## Problem description
Reproduce the complete listing without any deviation.

## Data provided

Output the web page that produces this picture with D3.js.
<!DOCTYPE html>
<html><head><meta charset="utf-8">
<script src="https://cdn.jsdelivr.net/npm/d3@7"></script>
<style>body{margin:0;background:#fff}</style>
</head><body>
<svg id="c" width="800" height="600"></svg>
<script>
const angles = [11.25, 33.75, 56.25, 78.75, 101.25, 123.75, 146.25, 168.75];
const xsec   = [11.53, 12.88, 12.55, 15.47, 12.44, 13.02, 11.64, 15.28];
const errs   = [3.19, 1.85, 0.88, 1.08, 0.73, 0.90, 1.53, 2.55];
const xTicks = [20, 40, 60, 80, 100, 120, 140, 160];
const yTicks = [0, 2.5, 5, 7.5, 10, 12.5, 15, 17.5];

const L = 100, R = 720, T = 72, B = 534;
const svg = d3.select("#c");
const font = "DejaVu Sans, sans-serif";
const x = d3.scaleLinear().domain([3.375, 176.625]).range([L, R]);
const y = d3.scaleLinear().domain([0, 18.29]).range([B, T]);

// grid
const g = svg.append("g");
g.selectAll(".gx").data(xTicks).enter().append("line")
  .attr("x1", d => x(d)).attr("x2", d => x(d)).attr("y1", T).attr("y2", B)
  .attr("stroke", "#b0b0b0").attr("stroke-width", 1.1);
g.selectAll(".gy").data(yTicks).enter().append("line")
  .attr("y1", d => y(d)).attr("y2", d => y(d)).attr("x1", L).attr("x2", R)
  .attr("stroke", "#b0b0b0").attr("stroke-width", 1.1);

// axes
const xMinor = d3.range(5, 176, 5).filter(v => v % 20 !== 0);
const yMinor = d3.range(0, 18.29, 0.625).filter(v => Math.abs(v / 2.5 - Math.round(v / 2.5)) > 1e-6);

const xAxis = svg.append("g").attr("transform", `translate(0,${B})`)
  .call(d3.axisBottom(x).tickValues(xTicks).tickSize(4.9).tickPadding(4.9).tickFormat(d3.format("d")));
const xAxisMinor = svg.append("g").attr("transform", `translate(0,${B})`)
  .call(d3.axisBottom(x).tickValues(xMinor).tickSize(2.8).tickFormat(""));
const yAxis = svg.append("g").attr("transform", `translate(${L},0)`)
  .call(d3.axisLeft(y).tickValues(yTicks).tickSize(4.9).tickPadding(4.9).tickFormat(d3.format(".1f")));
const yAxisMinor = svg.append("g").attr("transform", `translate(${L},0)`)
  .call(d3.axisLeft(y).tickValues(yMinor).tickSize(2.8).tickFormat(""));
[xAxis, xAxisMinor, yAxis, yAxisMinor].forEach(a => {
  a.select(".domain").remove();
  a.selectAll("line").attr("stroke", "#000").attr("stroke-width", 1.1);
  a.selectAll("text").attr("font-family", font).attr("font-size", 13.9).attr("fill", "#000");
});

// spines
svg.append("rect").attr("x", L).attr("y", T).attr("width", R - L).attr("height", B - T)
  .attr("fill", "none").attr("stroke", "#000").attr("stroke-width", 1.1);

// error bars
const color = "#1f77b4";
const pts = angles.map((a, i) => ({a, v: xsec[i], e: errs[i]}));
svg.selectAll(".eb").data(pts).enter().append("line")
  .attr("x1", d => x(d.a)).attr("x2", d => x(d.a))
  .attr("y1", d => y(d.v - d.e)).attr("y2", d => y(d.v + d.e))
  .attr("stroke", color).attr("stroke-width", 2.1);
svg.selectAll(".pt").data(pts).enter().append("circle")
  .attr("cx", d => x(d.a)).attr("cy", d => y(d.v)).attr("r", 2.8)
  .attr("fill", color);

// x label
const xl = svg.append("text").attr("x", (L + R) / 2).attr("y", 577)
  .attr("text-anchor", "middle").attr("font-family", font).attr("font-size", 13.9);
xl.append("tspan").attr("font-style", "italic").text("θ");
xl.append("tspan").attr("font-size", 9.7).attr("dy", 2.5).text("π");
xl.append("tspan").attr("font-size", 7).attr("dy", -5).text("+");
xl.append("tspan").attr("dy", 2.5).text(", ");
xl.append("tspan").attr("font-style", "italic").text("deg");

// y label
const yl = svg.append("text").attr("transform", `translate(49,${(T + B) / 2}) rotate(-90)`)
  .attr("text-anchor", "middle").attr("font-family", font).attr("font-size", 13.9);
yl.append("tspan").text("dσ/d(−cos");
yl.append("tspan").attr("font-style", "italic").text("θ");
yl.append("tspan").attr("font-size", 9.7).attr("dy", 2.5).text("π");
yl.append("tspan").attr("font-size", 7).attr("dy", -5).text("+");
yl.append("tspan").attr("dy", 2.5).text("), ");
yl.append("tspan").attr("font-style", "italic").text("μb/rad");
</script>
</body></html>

## Full answer
Output the web page that produces this picture with D3.js.
<!DOCTYPE html>
<html><head><meta charset="utf-8">
<script src="https://cdn.jsdelivr.net/npm/d3@7"></script>
<style>body{margin:0;background:#fff}</style>
</head><body>
<svg id="c" width="800" height="600"></svg>
<script>
const angles = [11.25, 33.75, 56.25, 78.75, 101.25, 123.75, 146.25, 168.75];
const xsec   = [11.53, 12.88, 12.55, 15.47, 12.44, 13.02, 11.64, 15.28];
const errs   = [3.19, 1.85, 0.88, 1.08, 0.73, 0.90, 1.53, 2.55];
const xTicks = [20, 40, 60, 80, 100, 120, 140, 160];
const yTicks = [0, 2.5, 5, 7.5, 10, 12.5, 15, 17.5];

const L = 100, R = 720, T = 72, B = 534;
const svg = d3.select("#c");
const font = "DejaVu Sans, sans-serif";
const x = d3.scaleLinear().domain([3.375, 176.625]).range([L, R]);
const y = d3.scaleLinear().domain([0, 18.29]).range([B, T]);

// grid
const g = svg.append("g");
g.selectAll(".gx").data(xTicks).enter().append("line")
  .attr("x1", d => x(d)).attr("x2", d => x(d)).attr("y1", T).attr("y2", B)
  .attr("stroke", "#b0b0b0").attr("stroke-width", 1.1);
g.selectAll(".gy").data(yTicks).enter().append("line")
  .attr("y1", d => y(d)).attr("y2", d => y(d)).attr("x1", L).attr("x2", R)
  .attr("stroke", "#b0b0b0").attr("stroke-width", 1.1);

// axes
const xMinor = d3.range(5, 176, 5).filter(v => v % 20 !== 0);
const yMinor = d3.range(0, 18.29, 0.625).filter(v => Math.abs(v / 2.5 - Math.round(v / 2.5)) > 1e-6);

const xAxis = svg.append("g").attr("transform", `translate(0,${B})`)
  .call(d3.axisBottom(x).tickValues(xTicks).tickSize(4.9).tickPadding(4.9).tickFormat(d3.format("d")));
const xAxisMinor = svg.append("g").attr("transform", `translate(0,${B})`)
  .call(d3.axisBottom(x).tickValues(xMinor).tickSize(2.8).tickFormat(""));
const yAxis = svg.append("g").attr("transform", `translate(${L},0)`)
  .call(d3.axisLeft(y).tickValues(yTicks).tickSize(4.9).tickPadding(4.9).tickFormat(d3.format(".1f")));
const yAxisMinor = svg.append("g").attr("transform", `translate(${L},0)`)
  .call(d3.axisLeft(y).tickValues(yMinor).tickSize(2.8).tickFormat(""));
[xAxis, xAxisMinor, yAxis, yAxisMinor].forEach(a => {
  a.select(".domain").remove();
  a.selectAll("line").attr("stroke", "#000").attr("stroke-width", 1.1);
  a.selectAll("text").attr("font-family", font).attr("font-size", 13.9).attr("fill", "#000");
});

// spines
svg.append("rect").attr("x", L).attr("y", T).attr("width", R - L).attr("height", B - T)
  .attr("fill", "none").attr("stroke", "#000").attr("stroke-width", 1.1);

// error bars
const color = "#1f77b4";
const pts = angles.map((a, i) => ({a, v: xsec[i], e: errs[i]}));
svg.selectAll(".eb").data(pts).enter().append("line")
  .attr("x1", d => x(d.a)).attr("x2", d => x(d.a))
  .attr("y1", d => y(d.v - d.e)).attr("y2", d => y(d.v + d.e))
  .attr("stroke", color).attr("stroke-width", 2.1);
svg.selectAll(".pt").data(pts).enter().append("circle")
  .attr("cx", d => x(d.a)).attr("cy", d => y(d.v)).attr("r", 2.8)
  .attr("fill", color);

// x label
const xl = svg.append("text").attr("x", (L + R) / 2).attr("y", 577)
  .attr("text-anchor", "middle").attr("font-family", font).attr("font-size", 13.9);
xl.append("tspan").attr("font-style", "italic").text("θ");
xl.append("tspan").attr("font-size", 9.7).attr("dy", 2.5).text("π");
xl.append("tspan").attr("font-size", 7).attr("dy", -5).text("+");
xl.append("tspan").attr("dy", 2.5).text(", ");
xl.append("tspan").attr("font-style", "italic").text("deg");

// y label
const yl = svg.append("text").attr("transform", `translate(49,${(T + B) / 2}) rotate(-90)`)
  .attr("text-anchor", "middle").attr("font-family", font).attr("font-size", 13.9);
yl.append("tspan").text("dσ/d(−cos");
yl.append("tspan").attr("font-style", "italic").text("θ");
yl.append("tspan").attr("font-size", 9.7).attr("dy", 2.5).text("π");
yl.append("tspan").attr("font-size", 7).attr("dy", -5).text("+");
yl.append("tspan").attr("dy", 2.5).text("), ");
yl.append("tspan").attr("font-style", "italic").text("μb/rad");
</script>
</body></html>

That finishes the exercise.